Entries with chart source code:
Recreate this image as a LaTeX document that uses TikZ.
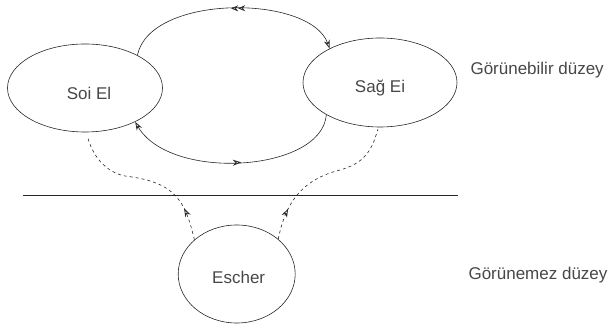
\documentclass[tikz,border=0pt]{standalone}
\usepackage{fontspec}
\setmainfont{Liberation Sans}
\usetikzlibrary{shapes.geometric,arrows.meta,decorations.markings}
\begin{document}
\begin{tikzpicture}[x=1pt,y=-1pt,
  every node/.style={font=\fontsize{17}{20}\selectfont, text=black!72},
  blob/.style={draw=black!85, line width=0.6pt, ellipse, inner sep=0pt},
  conn/.style={draw=black!85, line width=0.6pt},
  dconn/.style={conn, dash pattern=on 3pt off 3pt},
  tipa/.tip={Stealth[length=8.5pt,width=6pt,open,line width=0.8pt]},
  midfwd/.style={postaction={decorate,decoration={markings,
     mark=at position #1 with {\arrow{tipa}}}}},
  midrev/.style={postaction={decorate,decoration={markings,
     mark=at position #1 with {\arrowreversed{tipa}}}}},
  middouble/.style={postaction={decorate,decoration={markings,
     mark=at position #1 with {\arrowreversed{Stealth[length=7pt,width=6pt,open,line width=0.8pt] Stealth[length=7pt,width=6pt,open,line width=0.8pt]}}}}},
]
\useasboundingbox (0,0) rectangle (615,328);

\node[blob, minimum width=155pt, minimum height=88pt,
  label={[xshift=4pt,yshift=-5pt]center:Soi El}] (L) at (85,88) {};
\node[blob, minimum width=154pt, minimum height=89pt,
  label={[yshift=-6pt]center:Sağ Ei}] (R) at (380,82.5) {};
\node[blob, minimum width=117pt, minimum height=98pt,
  label={[xshift=2pt,yshift=-3pt]center:Escher}] (E) at (236.7,274) {};

\node[anchor=west] (t1) at (467,70) {Görünebilir düzey};
\node[anchor=west] (t2) at (465,275) {Görünemez düzey};

\coordinate (h1) at (23,195);
\coordinate (h2) at (458,195);
\draw[conn] (h1) -- (h2);

% top arc
\draw[conn, -tipa, middouble=0.5] (L.32) .. controls (150,-6) and (310,-6) .. (R.146);
% bottom arc
\draw[conn, -tipa, midrev=0.47] (R.211) .. controls (322,172) and (170,182) .. (L.326);

% dashed connectors
\draw[dconn, midfwd=0.2, shorten >=4pt] (E.141) .. controls (185,200) and (175,182) .. (125,176)
   .. controls (105,172) and (92,155) .. (L.272);
\draw[dconn, midfwd=0.2, shorten >=2pt] (E.40) .. controls (285,205) and (300,180) .. (340,170)
   .. controls (365,163) and (372,150) .. (R.268);
\end{tikzpicture}
\end{document}
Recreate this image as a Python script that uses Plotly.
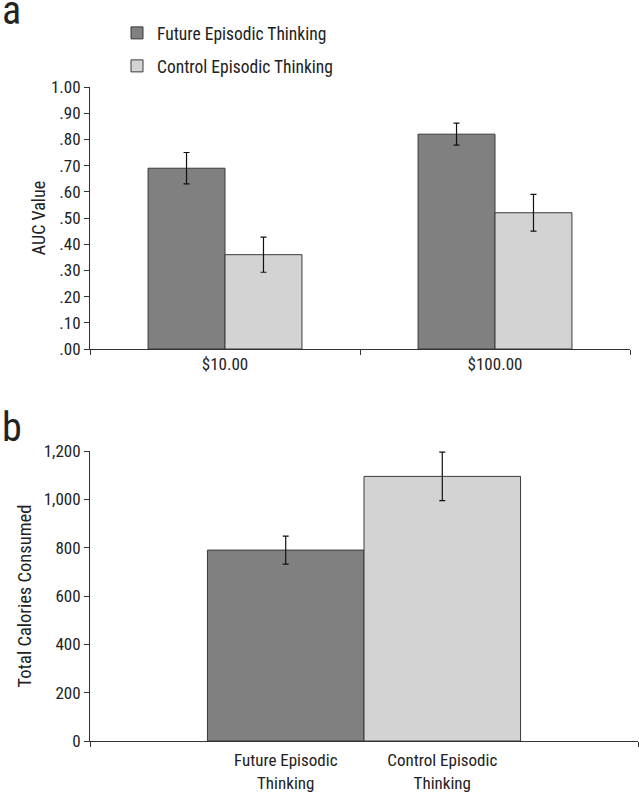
import plotly.graph_objects as go

# ---- Data ----
a_categories = ["$10.00", "$100.00"]
a_future = [0.69, 0.82]
a_future_err = [0.06, 0.042]
a_control = [0.36, 0.52]
a_control_err = [0.067, 0.07]
a_yticks = [0, 0.1, 0.2, 0.3, 0.4, 0.5, 0.6, 0.7, 0.8, 0.9, 1.0]
a_yticklabels = [".00", ".10", ".20", ".30", ".40", ".50", ".60", ".70", ".80", ".90", "1.00"]

b_labels = ["Future Episodic<br>Thinking", "Control Episodic<br>Thinking"]
b_values = [790, 1095]
b_err = [58, 100]
b_yticks = [0, 200, 400, 600, 800, 1000, 1200]
b_yticklabels = ["0", "200", "400", "600", "800", "1,000", "1,200"]

series_names = ["Future Episodic Thinking", "Control Episodic Thinking"]
DARK = "#808080"
LIGHT = "#d3d3d3"
EDGE = "#3a3a3a"
FONT = "Liberation Sans Narrow, Roboto Condensed, Arial Narrow, sans-serif"
TXT = "#222"

W, H = 639, 795
def px(x):
    return x / W
def py(y):
    return 1 - y / H

fig = go.Figure()

fig.add_trace(go.Bar(
    x=a_categories, y=a_future, name=series_names[0],
    marker=dict(color=DARK, line=dict(color=EDGE, width=1)),
    error_y=dict(type="data", array=a_future_err, color="#111", thickness=1.2, width=3),
    xaxis="x", yaxis="y", legend="legend",
))
fig.add_trace(go.Bar(
    x=a_categories, y=a_control, name=series_names[1],
    marker=dict(color=LIGHT, line=dict(color=EDGE, width=1)),
    error_y=dict(type="data", array=a_control_err, color="#111", thickness=1.2, width=3),
    xaxis="x", yaxis="y", legend="legend2",
))

fig.add_trace(go.Bar(
    x=[0, 1], y=b_values, width=[1, 1], showlegend=False,
    marker=dict(color=[DARK, LIGHT], line=dict(color=EDGE, width=1)),
    error_y=dict(type="data", array=b_err, color="#111", thickness=1.2, width=3),
    xaxis="x2", yaxis="y2",
))

axis_common = dict(showline=True, linecolor="#333", linewidth=1, showgrid=False,
                   zeroline=False, tickcolor="#333", ticklen=5, automargin=False,
                   tickfont=dict(family=FONT, size=17, color=TXT))

fig.update_layout(
    width=W, height=H,
    margin=dict(l=0, r=0, t=0, b=0),
    paper_bgcolor="white", plot_bgcolor="white",
    font=dict(family=FONT, color=TXT),
    barmode="group", bargap=0.43, bargroupgap=0,
    xaxis=dict(domain=[px(90), px(630)], anchor="y", type="category",
               range=[-0.5, 1.5], ticks="outside", tickson="boundaries",
               **axis_common),
    yaxis=dict(domain=[py(349), py(87)], anchor="x", range=[0, 1.0],
               tickvals=a_yticks, ticktext=a_yticklabels, ticks="outside",
               title=dict(text="AUC Value", font=dict(family=FONT, size=18, color=TXT), standoff=0),
               **axis_common),
    xaxis2=dict(domain=[px(90), px(638)], anchor="y2", range=[-1.25, 2.25],
                tickvals=[0, 1], ticktext=b_labels, ticks="", ticklabelstandoff=4,
                minor=dict(tick0=-1.25, dtick=3.5, ticks="outside", ticklen=5, tickcolor="#333"),
                **axis_common),
    yaxis2=dict(domain=[py(741), py(451)], anchor="x2", range=[0, 1200],
                tickvals=b_yticks, ticktext=b_yticklabels, ticks="outside",
                title=dict(text="Total Calories Consumed", font=dict(family=FONT, size=18.5, color=TXT), standoff=7),
                **axis_common),
    legend=dict(x=px(117), y=py(15), xanchor="left", yanchor="top",
                font=dict(family=FONT, size=17.5, color=TXT), bgcolor="rgba(0,0,0,0)"),
    legend2=dict(x=px(117), y=py(48), xanchor="left", yanchor="top",
                 font=dict(family=FONT, size=17.5, color=TXT), bgcolor="rgba(0,0,0,0)"),
    annotations=[
        dict(text="a", x=0, y=py(-15), xref="paper", yref="paper", xanchor="left", yanchor="top",
             showarrow=False, font=dict(family=FONT, size=40, color=TXT)),
        dict(text="b", x=0, y=py(402), xref="paper", yref="paper", xanchor="left", yanchor="top",
             showarrow=False, font=dict(family=FONT, size=40, color=TXT)),
    ],
)

fig.write_html("out.html", config={"displayModeBar": False},
               post_script="document.body.style.margin='0';")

* _Set exercise_: Without the pictures, print the records in full, exactly as they appear.

* _The reply_:
Recreate this image as a LaTeX document that uses TikZ.
\documentclass[tikz,border=0pt]{standalone}
\usepackage{fontspec}
\setmainfont{Liberation Sans}
\usetikzlibrary{shapes.geometric,arrows.meta,decorations.markings}
\begin{document}
\begin{tikzpicture}[x=1pt,y=-1pt,
  every node/.style={font=\fontsize{17}{20}\selectfont, text=black!72},
  blob/.style={draw=black!85, line width=0.6pt, ellipse, inner sep=0pt},
  conn/.style={draw=black!85, line width=0.6pt},
  dconn/.style={conn, dash pattern=on 3pt off 3pt},
  tipa/.tip={Stealth[length=8.5pt,width=6pt,open,line width=0.8pt]},
  midfwd/.style={postaction={decorate,decoration={markings,
     mark=at position #1 with {\arrow{tipa}}}}},
  midrev/.style={postaction={decorate,decoration={markings,
     mark=at position #1 with {\arrowreversed{tipa}}}}},
  middouble/.style={postaction={decorate,decoration={markings,
     mark=at position #1 with {\arrowreversed{Stealth[length=7pt,width=6pt,open,line width=0.8pt] Stealth[length=7pt,width=6pt,open,line width=0.8pt]}}}}},
]
\useasboundingbox (0,0) rectangle (615,328);

\node[blob, minimum width=155pt, minimum height=88pt,
  label={[xshift=4pt,yshift=-5pt]center:Soi El}] (L) at (85,88) {};
\node[blob, minimum width=154pt, minimum height=89pt,
  label={[yshift=-6pt]center:Sağ Ei}] (R) at (380,82.5) {};
\node[blob, minimum width=117pt, minimum height=98pt,
  label={[xshift=2pt,yshift=-3pt]center:Escher}] (E) at (236.7,274) {};

\node[anchor=west] (t1) at (467,70) {Görünebilir düzey};
\node[anchor=west] (t2) at (465,275) {Görünemez düzey};

\coordinate (h1) at (23,195);
\coordinate (h2) at (458,195);
\draw[conn] (h1) -- (h2);

% top arc
\draw[conn, -tipa, middouble=0.5] (L.32) .. controls (150,-6) and (310,-6) .. (R.146);
% bottom arc
\draw[conn, -tipa, midrev=0.47] (R.211) .. controls (322,172) and (170,182) .. (L.326);

% dashed connectors
\draw[dconn, midfwd=0.2, shorten >=4pt] (E.141) .. controls (185,200) and (175,182) .. (125,176)
   .. controls (105,172) and (92,155) .. (L.272);
\draw[dconn, midfwd=0.2, shorten >=2pt] (E.40) .. controls (285,205) and (300,180) .. (340,170)
   .. controls (365,163) and (372,150) .. (R.268);
\end{tikzpicture}
\end{document}
Recreate this image as a Python script that uses Plotly.
import plotly.graph_objects as go

# ---- Data ----
a_categories = ["$10.00", "$100.00"]
a_future = [0.69, 0.82]
a_future_err = [0.06, 0.042]
a_control = [0.36, 0.52]
a_control_err = [0.067, 0.07]
a_yticks = [0, 0.1, 0.2, 0.3, 0.4, 0.5, 0.6, 0.7, 0.8, 0.9, 1.0]
a_yticklabels = [".00", ".10", ".20", ".30", ".40", ".50", ".60", ".70", ".80", ".90", "1.00"]

b_labels = ["Future Episodic<br>Thinking", "Control Episodic<br>Thinking"]
b_values = [790, 1095]
b_err = [58, 100]
b_yticks = [0, 200, 400, 600, 800, 1000, 1200]
b_yticklabels = ["0", "200", "400", "600", "800", "1,000", "1,200"]

series_names = ["Future Episodic Thinking", "Control Episodic Thinking"]
DARK = "#808080"
LIGHT = "#d3d3d3"
EDGE = "#3a3a3a"
FONT = "Liberation Sans Narrow, Roboto Condensed, Arial Narrow, sans-serif"
TXT = "#222"

W, H = 639, 795
def px(x):
    return x / W
def py(y):
    return 1 - y / H

fig = go.Figure()

fig.add_trace(go.Bar(
    x=a_categories, y=a_future, name=series_names[0],
    marker=dict(color=DARK, line=dict(color=EDGE, width=1)),
    error_y=dict(type="data", array=a_future_err, color="#111", thickness=1.2, width=3),
    xaxis="x", yaxis="y", legend="legend",
))
fig.add_trace(go.Bar(
    x=a_categories, y=a_control, name=series_names[1],
    marker=dict(color=LIGHT, line=dict(color=EDGE, width=1)),
    error_y=dict(type="data", array=a_control_err, color="#111", thickness=1.2, width=3),
    xaxis="x", yaxis="y", legend="legend2",
))

fig.add_trace(go.Bar(
    x=[0, 1], y=b_values, width=[1, 1], showlegend=False,
    marker=dict(color=[DARK, LIGHT], line=dict(color=EDGE, width=1)),
    error_y=dict(type="data", array=b_err, color="#111", thickness=1.2, width=3),
    xaxis="x2", yaxis="y2",
))

axis_common = dict(showline=True, linecolor="#333", linewidth=1, showgrid=False,
                   zeroline=False, tickcolor="#333", ticklen=5, automargin=False,
                   tickfont=dict(family=FONT, size=17, color=TXT))

fig.update_layout(
    width=W, height=H,
    margin=dict(l=0, r=0, t=0, b=0),
    paper_bgcolor="white", plot_bgcolor="white",
    font=dict(family=FONT, color=TXT),
    barmode="group", bargap=0.43, bargroupgap=0,
    xaxis=dict(domain=[px(90), px(630)], anchor="y", type="category",
               range=[-0.5, 1.5], ticks="outside", tickson="boundaries",
               **axis_common),
    yaxis=dict(domain=[py(349), py(87)], anchor="x", range=[0, 1.0],
               tickvals=a_yticks, ticktext=a_yticklabels, ticks="outside",
               title=dict(text="AUC Value", font=dict(family=FONT, size=18, color=TXT), standoff=0),
               **axis_common),
    xaxis2=dict(domain=[px(90), px(638)], anchor="y2", range=[-1.25, 2.25],
                tickvals=[0, 1], ticktext=b_labels, ticks="", ticklabelstandoff=4,
                minor=dict(tick0=-1.25, dtick=3.5, ticks="outside", ticklen=5, tickcolor="#333"),
                **axis_common),
    yaxis2=dict(domain=[py(741), py(451)], anchor="x2", range=[0, 1200],
                tickvals=b_yticks, ticktext=b_yticklabels, ticks="outside",
                title=dict(text="Total Calories Consumed", font=dict(family=FONT, size=18.5, color=TXT), standoff=7),
                **axis_common),
    legend=dict(x=px(117), y=py(15), xanchor="left", yanchor="top",
                font=dict(family=FONT, size=17.5, color=TXT), bgcolor="rgba(0,0,0,0)"),
    legend2=dict(x=px(117), y=py(48), xanchor="left", yanchor="top",
                 font=dict(family=FONT, size=17.5, color=TXT), bgcolor="rgba(0,0,0,0)"),
    annotations=[
        dict(text="a", x=0, y=py(-15), xref="paper", yref="paper", xanchor="left", yanchor="top",
             showarrow=False, font=dict(family=FONT, size=40, color=TXT)),
        dict(text="b", x=0, y=py(402), xref="paper", yref="paper", xanchor="left", yanchor="top",
             showarrow=False, font=dict(family=FONT, size=40, color=TXT)),
    ],
)

fig.write_html("out.html", config={"displayModeBar": False},
               post_script="document.body.style.margin='0';")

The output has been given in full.